___ Exercise materials
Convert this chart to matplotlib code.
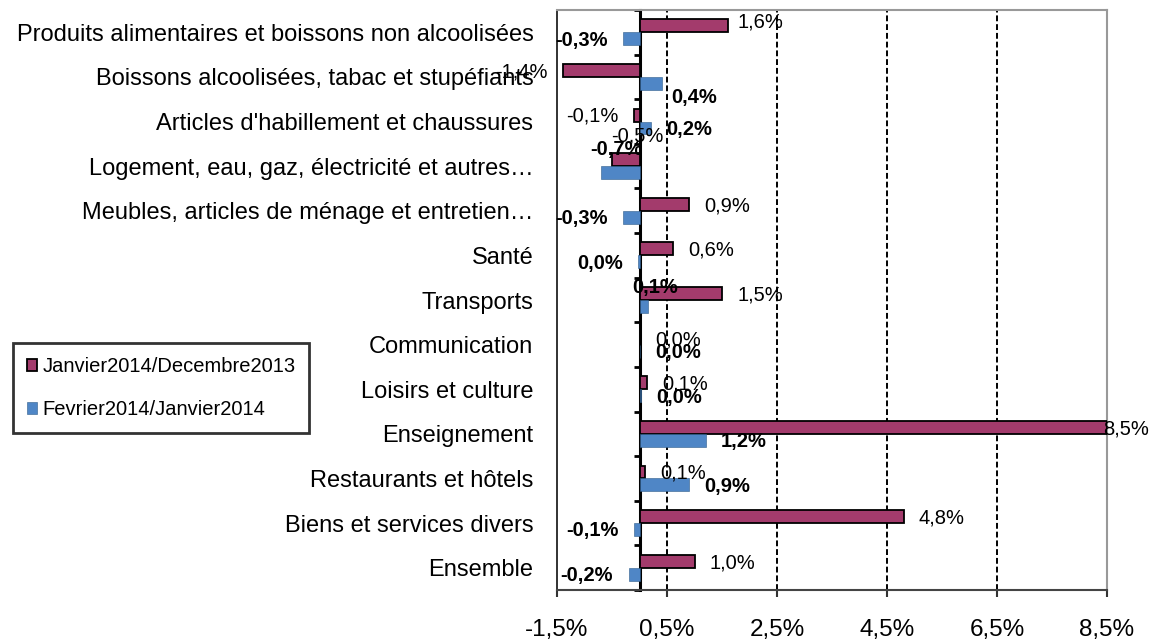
import matplotlib
matplotlib.use('Agg')
import matplotlib.pyplot as plt
import numpy as np

plt.rcParams['font.family'] = ['Liberation Sans', 'DejaVu Sans']

categories = ['Produits alimentaires et boissons non alcoolisées',
              'Boissons alcoolisées, tabac et stupéfiants',
              "Articles d'habillement et chaussures",
              'Logement, eau, gaz, électricité et autres…',
              'Meubles, articles de ménage et entretien…',
              'Santé',
              'Transports',
              'Communication',
              'Loisirs et culture',
              'Enseignement',
              'Restaurants et hôtels',
              'Biens et services divers',
              'Ensemble']
jan_dec = [1.6, -1.4, -0.1, -0.5, 0.9, 0.6, 1.5, 0.0, 0.13, 8.5, 0.1, 4.8, 1.0]
feb_jan = [-0.3, 0.4, 0.2, -0.7, -0.3, -0.02, 0.15, 0.0, 0.02, 1.2, 0.9, -0.1, -0.2]
series_names = ['Janvier2014/Decembre2013', 'Fevrier2014/Janvier2014']
xticks = [-1.5, 0.5, 2.5, 4.5, 6.5, 8.5]

# manual label nudges (points) where the original labels were moved by hand
nudge_jan = {0: (-4, 4), 3: (48, 18), 9: (-14, 0)}
nudge_feb = {1: (-4, -9), 3: (41, 18), 6: (-22, 15)}

JAN_COL = '#A33B6C'
FEB_COL = '#4F86C6'


def fmt(v):
    r = round(v, 1)
    if r == 0:
        r = 0.0
    return ('%.1f%%' % r).replace('.', ',').replace('-0,0', '0,0')


fig = plt.figure(figsize=(11.52, 6.41), dpi=100)
ax = fig.add_axes([557/1152, 1-590/641, 550/1152, 580/641])

y = np.arange(len(categories))
b1 = ax.barh(y - 0.145, jan_dec, height=0.29, color=JAN_COL, edgecolor='black',
             linewidth=1.3, zorder=3, label=series_names[0])
b2 = ax.barh(y + 0.145, feb_jan, height=0.29, color=FEB_COL, edgecolor='#2E5C8A',
             linewidth=0.4, zorder=3, label=series_names[1])

ax.set_xlim(-1.5, 8.5)
ax.set_ylim(len(categories) - 0.5, -0.5)

for g in xticks[1:]:
    ax.axvline(g, color='black', lw=1.4, linestyle=(0, (3, 1.5)), zorder=1)

ax.set_xticks(xticks)
ax.set_xticklabels([('%.1f%%' % t).replace('.', ',') for t in xticks], fontsize=17.5)
ax.tick_params(axis='x', direction='out', length=5, width=1.5, pad=16, color='#333333')

ax.set_yticks(y)
ax.set_yticklabels(categories, fontsize=17)
ax.tick_params(axis='y', length=0, pad=17)

ax.spines['left'].set_color('#222222')
ax.spines['left'].set_linewidth(1.3)
ax.spines['bottom'].set_color('#444444')
ax.spines['bottom'].set_linewidth(1.5)
ax.spines['top'].set_color('#999999')
ax.spines['top'].set_linewidth(1.5)
ax.spines['right'].set_color('#999999')
ax.spines['right'].set_linewidth(1.5)

# zero axis with category tick marks
x0, x1 = ax.get_xlim()
sec = ax.secondary_yaxis((0 - x0) / (x1 - x0))
sec.set_yticks(np.arange(len(categories) + 1) - 0.5)
sec.set_yticklabels([])
sec.tick_params(direction='out', length=4.5, width=2, color='black')
sec.spines['left'].set_linewidth(2.2)
sec.spines['left'].set_color('black')
sec.spines['left'].set_zorder(5)

# data labels
for i, v in enumerate(jan_dec):
    dx, dy = nudge_jan.get(i, (0, 0))
    if v < 0:
        ax.annotate(fmt(v), (v, i - 0.145), xytext=(-11 + dx, -1 + dy), textcoords='offset points',
                    ha='right', va='center', fontsize=14.5, zorder=6)
    else:
        ax.annotate(fmt(v), (v, i - 0.145), xytext=(11 + dx, -1 + dy), textcoords='offset points',
                    ha='left', va='center', fontsize=14.5, zorder=6, annotation_clip=False)

for i, v in enumerate(feb_jan):
    dx, dy = nudge_feb.get(i, (0, 0))
    if v < 0:
        ax.annotate(fmt(v), (v, i + 0.145), xytext=(-11 + dx, -1 + dy), textcoords='offset points',
                    ha='right', va='center', fontsize=14.5, fontweight='bold', zorder=6)
    else:
        ax.annotate(fmt(v), (v, i + 0.145), xytext=(11 + dx, -1 + dy), textcoords='offset points',
                    ha='left', va='center', fontsize=14.5, fontweight='bold', zorder=6)

leg = fig.legend(handles=[b1, b2], loc='upper left', bbox_to_anchor=(13/1152, 1-343/641),
                 fontsize=14.5, frameon=True, fancybox=False, handlelength=0.5, handleheight=0.5,
                 handletextpad=0.25, labelspacing=1.2, borderpad=0.7, borderaxespad=0)
leg.get_frame().set_edgecolor('black')
leg.get_frame().set_linewidth(2)

fig.savefig('out.png', dpi=100)
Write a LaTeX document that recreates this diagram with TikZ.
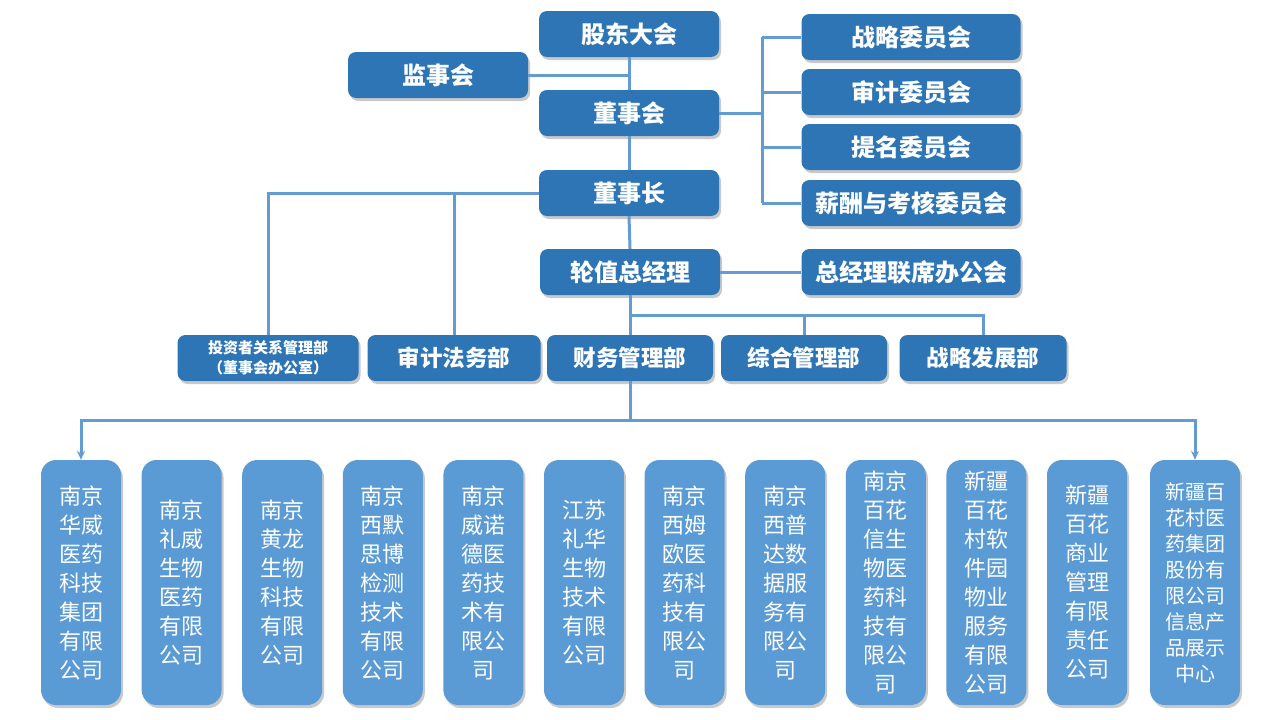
\documentclass[tikz,border=0pt]{standalone}
\usepackage{fontspec}
\setmainfont{Noto Sans CJK SC}
\usetikzlibrary{shadows,arrows.meta}
\definecolor{dkblue}{RGB}{46,117,182}
\definecolor{ltblue}{RGB}{91,155,213}
\definecolor{lnblue}{RGB}{100,155,210}
\begin{document}
\begin{tikzpicture}[x=1pt,y=-1pt,
  topbox/.style={fill=dkblue, rounded corners=8pt, minimum width=180pt, minimum height=46pt, inner sep=0pt, text=white, align=center,
    font=\bfseries\fontsize{24}{27}\selectfont, drop shadow={shadow xshift=2pt, shadow yshift=-3pt, opacity=0.35, fill=black!60}},
  combox/.style={topbox, minimum width=219pt},
  deptbox/.style={topbox, font=\bfseries\fontsize{22.5}{25}\selectfont},
  subbox/.style={fill=ltblue, rounded corners=15pt, minimum width=80pt, minimum height=245pt, inner sep=0pt, text=white, align=center,
    font=\fontsize{22}{29}\selectfont, drop shadow={shadow xshift=2pt, shadow yshift=-3pt, opacity=0.35, fill=black!60}},
  conn/.style={draw=lnblue, line width=3pt},
  arr/.style={conn, -{Stealth[length=9pt,width=8pt]}}
]
\useasboundingbox (0,0) rectangle (1280,720);
\fill[white] (0,0) rectangle (1280,720);

% top level
\node[topbox] (gd) at (629,34) {股东大会};
\node[topbox] (jsh) at (438,75) {监事会};
\node[topbox] (dsh) at (629,113) {董事会};
\node[topbox] (dsz) at (629,193) {董事长};
\node[topbox] (zjl) at (630,272) {轮值总经理};

% committees
\node[combox] (c1) at (911,37) {战略委员会};
\node[combox] (c2) at (911,92) {审计委员会};
\node[combox] (c3) at (911,147) {提名委员会};
\node[combox] (c4) at (911,203) {薪酬与考核委员会};
\node[combox] (lx) at (911,272) {总经理联席办公会};

% departments
\node[deptbox, minimum width=181pt, font=\bfseries\fontsize{15}{20}\selectfont] (tz) at (268,358) {投资者关系管理部\\（董事会办公室）};
\node[deptbox, minimum width=173pt] (sj) at (454,358) {审计法务部};
\node[deptbox, minimum width=166pt] (cw) at (630,358) {财务管理部};
\node[deptbox, minimum width=166pt] (zh) at (804,358) {综合管理部};
\node[deptbox, minimum width=167pt] (zl) at (983,358) {战略发展部};

% subsidiaries
\node[subbox] (s1) at (81,582.5) {南京\\华威\\医药\\科技\\集团\\有限\\公司};
\node[subbox] (s2) at (181.6,582.5) {南京\\礼威\\生物\\医药\\有限\\公司};
\node[subbox] (s3) at (282.2,582.5) {南京\\黄龙\\生物\\科技\\有限\\公司};
\node[subbox] (s4) at (382.8,582.5) {南京\\西默\\思博\\检测\\技术\\有限\\公司};
\node[subbox] (s5) at (483.4,582.5) {南京\\威诺\\德医\\药技\\术有\\限公\\司};
\node[subbox] (s6) at (584,582.5) {江苏\\礼华\\生物\\技术\\有限\\公司};
\node[subbox] (s7) at (684.6,582.5) {南京\\西姆\\欧医\\药科\\技有\\限公\\司};
\node[subbox] (s8) at (785.2,582.5) {南京\\西普\\达数\\据服\\务有\\限公\\司};
\node[subbox] (s9) at (885.8,582.5) {南京\\百花\\信生\\物医\\药科\\技有\\限公\\司};
\node[subbox] (s10) at (986.4,582.5) {新疆\\百花\\村软\\件园\\物业\\服务\\有限\\公司};
\node[subbox] (s11) at (1087,582.5) {新疆\\百花\\商业\\管理\\有限\\责任\\公司};
\node[subbox, minimum width=90pt, font=\fontsize{20}{26}\selectfont] (s12) at (1195,582.5) {新疆百\\花村医\\药集团\\股份有\\限公司\\信息产\\品展示\\中心};

% connectors
\coordinate (cbus) at (762,113);
\coordinate (mbus) at (630,315);
\coordinate (bbus) at (630,420);

\draw[conn] (gd.south) -- (dsh.north);
\draw[conn] (jsh.east) -- (jsh.east -| gd.south);
\draw[conn] (dsh.south) -- (dsz.north);
\draw[conn] (dsz.south) -- (zjl.north);
\draw[conn] (dsh.east) -- (cbus);
\draw[conn] (cbus |- c1.west) -- (cbus |- c4.west);
\foreach \c in {c1,c2,c3,c4} \draw[conn] (cbus |- \c.west) -- (\c.west);
\draw[conn] (dsz.west) -| (tz.north);
\draw[conn] (sj.north) -- (sj.north |- dsz.west);
\draw[conn] (zjl.east) -- (lx.west);
\draw[conn] (zjl.south) -- (cw.north);
\draw[conn] (mbus) -| (zl.north);
\draw[conn] (zh.north) -- (zh.north |- mbus);
\draw[conn] (cw.south) -- (bbus);
\draw[arr] (bbus) -| (s1.north);
\draw[arr] (bbus) -| (s12.north);
\end{tikzpicture}
\end{document}
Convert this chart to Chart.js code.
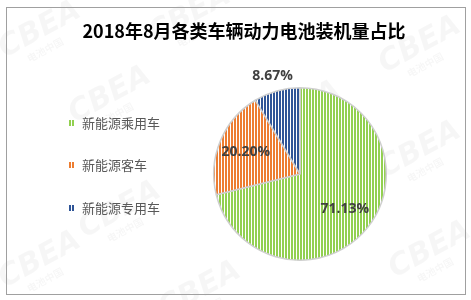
<!DOCTYPE html>
<html>
<head>
<meta charset="utf-8">
<script src="https://cdn.jsdelivr.net/npm/chart.js@4/dist/chart.umd.min.js"></script>
<style>
  html, body { margin: 0; padding: 0; background: #fff; }
  #wrap { width: 471px; height: 300px; position: relative; }
</style>
</head>
<body>
<div id="wrap"><canvas id="pieChart" width="471" height="300"></canvas></div>
<script>
// =========================
// DATA
// =========================
const chartTitle = "2018年8月各类车辆动力电池装机量占比";
const categories = ["新能源乘用车", "新能源客车", "新能源专用车"];
const shares = [71.13, 20.20, 8.67];
const labels = ["71.13%", "20.20%", "8.67%"];
const baseColors = ["#92d050", "#ed7d31", "#2f5597"];

// striped fill like the Excel pattern
function stripes(color) {
    const c = document.createElement("canvas");
    c.width = 3;
    c.height = 3;
    const g = c.getContext("2d");
    g.fillStyle = "#ffffff";
    g.fillRect(0, 0, 3, 3);
    g.fillStyle = color;
    g.fillRect(0, 0, 2, 3);
    return g.createPattern(c, "repeat");
}

const patterns = baseColors.map(stripes);

// title, legend, frame, watermark and value labels
const decor = {
    id: "decor",
    beforeDraw(chart) {
        const ctx = chart.ctx;
        ctx.save();
        ctx.fillStyle = "#fff";
        ctx.fillRect(0, 0, chart.width, chart.height);

        // faint watermark
        ctx.fillStyle = "rgba(0,0,0,0.035)";
        ctx.textAlign = "center";
        ctx.textBaseline = "middle";
        const spots = [[40, 30], [190, 15], [420, 45], [110, 95], [300, 110], [420, 150],
                       [120, 210], [300, 225], [430, 250], [40, 260], [200, 290]];
        spots.forEach(p => {
            ctx.save();
            ctx.translate(p[0], p[1]);
            ctx.rotate(-0.5);
            ctx.font = "italic bold 30px 'DejaVu Sans'";
            ctx.fillText("CBEA", 0, 0);
            ctx.font = "bold 10px 'Noto Sans CJK SC'";
            ctx.fillText("电池中国", -5, 20);
            ctx.restore();
        });

        // frame (filled strips so it cannot be lost)
        ctx.fillStyle = "#a0a0a0";
        ctx.fillRect(6, 7, 460, 1);
        ctx.fillRect(6, 294, 460, 1);
        ctx.fillRect(6, 7, 1, 288);
        ctx.fillRect(465, 7, 1, 288);

        // title
        ctx.fillStyle = "#000";
        ctx.font = "bold 18px 'Noto Sans CJK SC'";
        ctx.fillText(chartTitle, 244, 31);

        // legend
        ctx.textAlign = "left";
        ctx.font = "13px 'Noto Sans CJK SC'";
        const legendY = [123, 165, 208];
        categories.forEach((name, i) => {
            ctx.fillStyle = patterns[i];
            ctx.fillRect(68, legendY[i] - 3, 6, 6);
            ctx.fillStyle = "#595959";
            ctx.fillText(name, 82, legendY[i]);
        });
        ctx.restore();
    },
    afterDraw(chart) {
        const ctx = chart.ctx;
        const arcs = chart.getDatasetMeta(0).data;
        const factors = [0.66, 0.68, 1.18];
        ctx.save();
        ctx.font = "bold 14px 'Open Sans'";
        ctx.fillStyle = "#404040";
        ctx.textAlign = "center";
        ctx.textBaseline = "middle";
        arcs.forEach((arc, i) => {
            const mid = (arc.startAngle + arc.endAngle) / 2;
            const r = arc.outerRadius * factors[i];
            ctx.fillText(labels[i], arc.x + Math.cos(mid) * r, arc.y + Math.sin(mid) * r);
        });
        ctx.restore();
    }
};

new Chart(document.getElementById("pieChart"), {
    type: "pie",
    data: {
        labels: categories,
        datasets: [{
            data: shares,
            backgroundColor: patterns,
            borderColor: "#cfcfcf",
            borderWidth: 1.5
        }]
    },
    options: {
        responsive: false,
        animation: false,
        layout: {
            padding: { left: 213, right: 84, top: 87, bottom: 39 }
        },
        plugins: {
            legend: { display: false },
            title: { display: false },
            tooltip: { enabled: false }
        }
    },
    plugins: [decor]
});
</script>
</body>
</html>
______
• Task to complete: Only the stretch from the line with "Write a LaTeX" through the line with "minimum width=167pt] (zl)" should be copied, exactly and with both ends. Drop the pictures.

• The completed task:
Write a LaTeX document that recreates this diagram with TikZ.
\documentclass[tikz,border=0pt]{standalone}
\usepackage{fontspec}
\setmainfont{Noto Sans CJK SC}
\usetikzlibrary{shadows,arrows.meta}
\definecolor{dkblue}{RGB}{46,117,182}
\definecolor{ltblue}{RGB}{91,155,213}
\definecolor{lnblue}{RGB}{100,155,210}
\begin{document}
\begin{tikzpicture}[x=1pt,y=-1pt,
  topbox/.style={fill=dkblue, rounded corners=8pt, minimum width=180pt, minimum height=46pt, inner sep=0pt, text=white, align=center,
    font=\bfseries\fontsize{24}{27}\selectfont, drop shadow={shadow xshift=2pt, shadow yshift=-3pt, opacity=0.35, fill=black!60}},
  combox/.style={topbox, minimum width=219pt},
  deptbox/.style={topbox, font=\bfseries\fontsize{22.5}{25}\selectfont},
  subbox/.style={fill=ltblue, rounded corners=15pt, minimum width=80pt, minimum height=245pt, inner sep=0pt, text=white, align=center,
    font=\fontsize{22}{29}\selectfont, drop shadow={shadow xshift=2pt, shadow yshift=-3pt, opacity=0.35, fill=black!60}},
  conn/.style={draw=lnblue, line width=3pt},
  arr/.style={conn, -{Stealth[length=9pt,width=8pt]}}
]
\useasboundingbox (0,0) rectangle (1280,720);
\fill[white] (0,0) rectangle (1280,720);

% top level
\node[topbox] (gd) at (629,34) {股东大会};
\node[topbox] (jsh) at (438,75) {监事会};
\node[topbox] (dsh) at (629,113) {董事会};
\node[topbox] (dsz) at (629,193) {董事长};
\node[topbox] (zjl) at (630,272) {轮值总经理};

% committees
\node[combox] (c1) at (911,37) {战略委员会};
\node[combox] (c2) at (911,92) {审计委员会};
\node[combox] (c3) at (911,147) {提名委员会};
\node[combox] (c4) at (911,203) {薪酬与考核委员会};
\node[combox] (lx) at (911,272) {总经理联席办公会};

% departments
\node[deptbox, minimum width=181pt, font=\bfseries\fontsize{15}{20}\selectfont] (tz) at (268,358) {投资者关系管理部\\（董事会办公室）};
\node[deptbox, minimum width=173pt] (sj) at (454,358) {审计法务部};
\node[deptbox, minimum width=166pt] (cw) at (630,358) {财务管理部};
\node[deptbox, minimum width=166pt] (zh) at (804,358) {综合管理部};
\node[deptbox, minimum width=167pt] (zl) at (983,358) {战略发展部};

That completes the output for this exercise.